If the metadata extraction is improved, will this also give further options in the file rename feature?
Philipp Stachwitz commented
The number of votes and comments shows that this is the major problem of Mendeley. Incorrect Metadata was the reason to leave Mendeley and go back to a the commercial product where I came from (Papers for Mac). Why isn't it at least possible to add the correct metadata, when it's available like in so many cases, when publishers are providing it.? BMJ for example.
First of all improve que quality of automatic metadata extraction for files I create (.doc of .pdf). I enterd métadata when I created a pdf odr a .doc files (author, title tag,... in document properties) but Mendeley don't recognize these métadata :(
Simone Hochgreb commented
Springer link documents are not being picked up. I tried with page:
and it prompts me to fill out the boxes rather than extracting it.
It may have something to do with the fact that this is a chinese server - I had to remove the block from the browser to allow it to save it to Mendeley.
The "Needs Review" papers can be reduced if some simple procedure can be used.
E.g., I often have some arxiv papers, which Mendeley has alreday retrived the arxiv number. If Mendeley can also do an automatic arxiv number look up, which most times will bring up the DOI number and then do an DOI number look up, then the whole metadata is immediate available.
So please allow the user to apply certain rules to the metadata retriving -- just like you can apply some rule to your email in some email management software like Thunderbird or Outlook.
Bobby Tang commented
Could you please allow support for SAE papers? Those papers are very popular among automotive engineers. Here is an example: http://papers.sae.org/2009-01-1137/
Also, it seems that IEEE explore is not working very well. Very often i have to modify a lot of fields by myself.
If the author name is Jack Smith, it is entered as "Smith, Jack". Different authors are separated by a carriage return.

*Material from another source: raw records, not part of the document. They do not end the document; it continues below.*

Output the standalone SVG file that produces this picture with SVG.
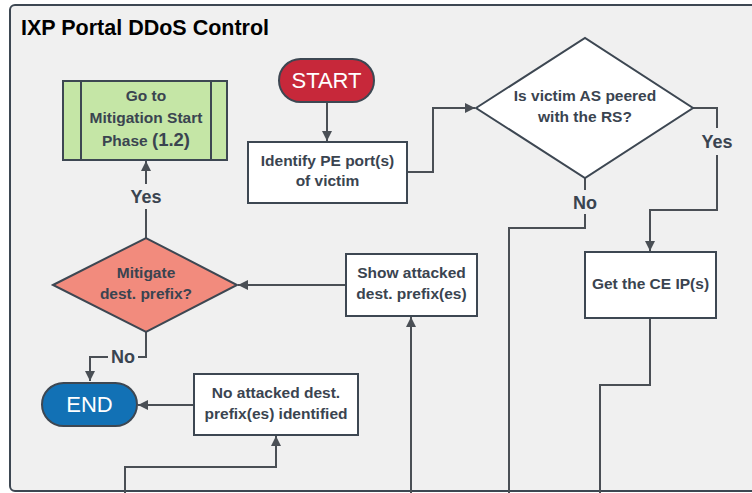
<svg xmlns="http://www.w3.org/2000/svg" width="752" height="493" viewBox="0 0 752 493">
<style>
.t{font-family:"Liberation Sans",Arial,sans-serif;font-weight:bold;font-size:15.5px;fill:#3a4450;text-anchor:middle}
.lbl{font-family:"Liberation Sans",Arial,sans-serif;font-weight:bold;font-size:18px;fill:#3a4450;text-anchor:middle}
.term{font-family:"Liberation Sans",Arial,sans-serif;font-size:22px;fill:#ffffff;text-anchor:middle}
.box{fill:#ffffff;stroke:#3d4752;stroke-width:2}
.c{fill:none;stroke:#4a4f55;stroke-width:2}
</style>
<defs>
<marker id="ah" viewBox="0 0 10 10" refX="10" refY="5" markerWidth="10" markerHeight="10" markerUnits="userSpaceOnUse" orient="auto">
<path d="M0,0 L10,5 L0,10 z" fill="#4a4f55"/>
</marker>
</defs>
<rect x="10" y="5" width="760" height="486" rx="5" fill="#f0f0f0" stroke="#3d4752" stroke-width="2"/>
<text x="21" y="35" style="font-family:'Liberation Sans',Arial,sans-serif;font-weight:bold;font-size:21.5px;fill:#000">IXP Portal DDoS Control</text>
<g id="connectors">
<path class="c" d="M327,102 V141" marker-end="url(#ah)"/>
<path class="c" d="M407,172 H433 V108 H475" marker-end="url(#ah)"/>
<path class="c" d="M693,108 H717 V128 M717,155 V210 H650 V251" marker-end="url(#ah)"/>
<path class="c" d="M585,178 V190 M585,214 V228 H509 V493"/>
<path class="c" d="M650,318 V385 H600 V493"/>
<path class="c" d="M411,493 V317" marker-end="url(#ah)"/>
<path class="c" d="M346,285 H238" marker-end="url(#ah)"/>
<path class="c" d="M146,238 V209 M146,184 V161" marker-end="url(#ah)"/>
<path class="c" d="M146,332 V357 H138 M108,357 H90 V381" marker-end="url(#ah)"/>
<path class="c" d="M194,405 H138" marker-end="url(#ah)"/>
<path class="c" d="M125,493 V467 H276 V436" marker-end="url(#ah)"/>
<text class="lbl" x="717" y="148">Yes</text>
<text class="lbl" x="585" y="209">No</text>
<text class="lbl" x="146" y="203">Yes</text>
<text class="lbl" x="123" y="363">No</text>
</g>
<g id="goto">
<rect x="63" y="81" width="164" height="79" fill="#c5e6a6" stroke="#3d4752" stroke-width="2"/>
<path d="M81,81 V160 M211,81 V160" stroke="#3d4752" stroke-width="2"/>
<text class="t" x="146" y="101">Go to</text>
<text class="t" x="146" y="123">Mitigation Start</text>
<text class="t" x="146" y="146">Phase <tspan style="font-size:18.5px">(1.2)</tspan></text>
</g>
<g id="start">
<rect x="279" y="59" width="95" height="43" rx="21.5" fill="#c7283a" stroke="#3d4752" stroke-width="2"/>
<text class="term" x="326.5" y="88">START</text>
</g>
<g id="identify">
<rect class="box" x="248" y="142" width="159" height="61"/>
<text class="t" x="327.5" y="166">Identify PE port(s)</text>
<text class="t" x="327.5" y="186">of victim</text>
</g>
<g id="peered">
<path d="M476,108 L585,38 L693,108 L585,178 Z" fill="#ffffff" stroke="#3d4752" stroke-width="2"/>
<text class="t" x="585" y="101">Is victim AS peered</text>
<text class="t" x="585" y="122">with the RS?</text>
</g>
<g id="getce">
<rect class="box" x="585" y="252" width="131" height="66"/>
<text class="t" x="650.5" y="289">Get the CE IP(s)</text>
</g>
<g id="show">
<rect class="box" x="346" y="254" width="131" height="62"/>
<text class="t" x="411.5" y="278">Show attacked</text>
<text class="t" x="411.5" y="299">dest. prefix(es)</text>
</g>
<g id="mitigate">
<path d="M53,285 L146,238 L237,285 L146,332 Z" fill="#f28b7d" stroke="#3d4752" stroke-width="2"/>
<text class="t" x="146" y="278">Mitigate</text>
<text class="t" x="146" y="299">dest. prefix?</text>
</g>
<g id="end">
<rect x="42" y="383" width="95" height="43" rx="21.5" fill="#1271b5" stroke="#3d4752" stroke-width="2"/>
<text class="term" x="89.5" y="412">END</text>
</g>
<g id="noattacked">
<rect class="box" x="194" y="374" width="164" height="61"/>
<text class="t" x="276" y="398">No attacked dest.</text>
<text class="t" x="276" y="419">prefix(es) identified</text>
</g>
</svg>
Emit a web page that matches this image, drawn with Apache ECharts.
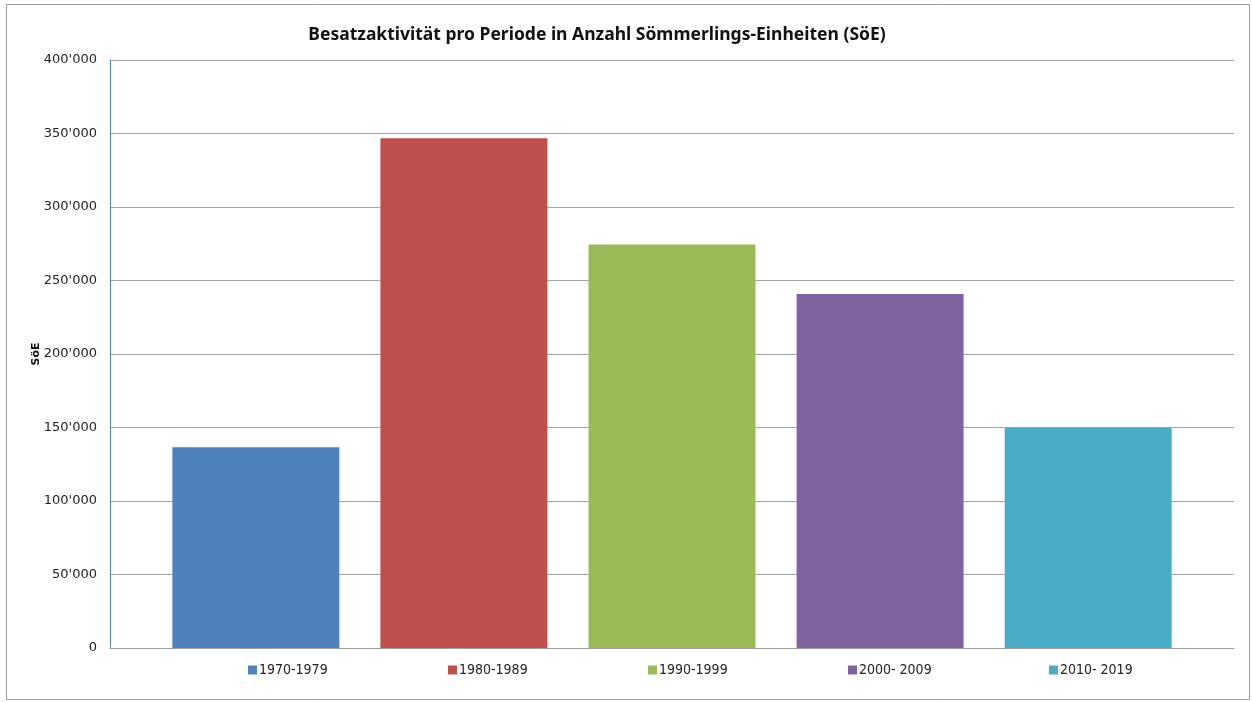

It shows as "A. Smith" if you are do not click on the Authors field, and different author names will appear separated by ",".
If you enter "Jack Smith", Mendeley will automatically reorder it.
I am a beginner with Mendeley but what a headache. I have read plenty of forums and still I don't manage to address a relatively simple problem. I have a working paper (Carbon Capability: what does it mean, how prevalent is it, and how can we promote it?) written by 4 authors. If I add it from Google Scholar, only the first one is filled. If I drop in the pdf file, only 2 of them go in. I have manually inserted all the 4 of us, and Mendeley mangles them all in several ways, never the correct one. I have tried separating them with a , with a ;, is it possible that there is no FAQ around explaining how to fill these metadata given that they come out always wrong? Any help would be appreciated.
The page numbers problem do not come from Mendeley but from PubMed. I am not sure why they are so cheap on the format.
Kacper Rucinski commented
A few observations:
- We are in 21st century, computers support Unicode. I see no reason why non-ASCII characters get substituted in titles/abstracts upon metadata extraction. E.g., Δ gets substituted with "Delta", ± with "+/-", ² with "2", etc. That's incorrect and makes searching so much difficult.
- Page numbers: the world uses the following format: 231-236; Mendeley proposes: "231-36". World: 12-15; Mendeley: "12-5". Seriously!
- Allow configuring the order in which metadata is displayed. I would like Month to come after Year, and not between Keywords and URL.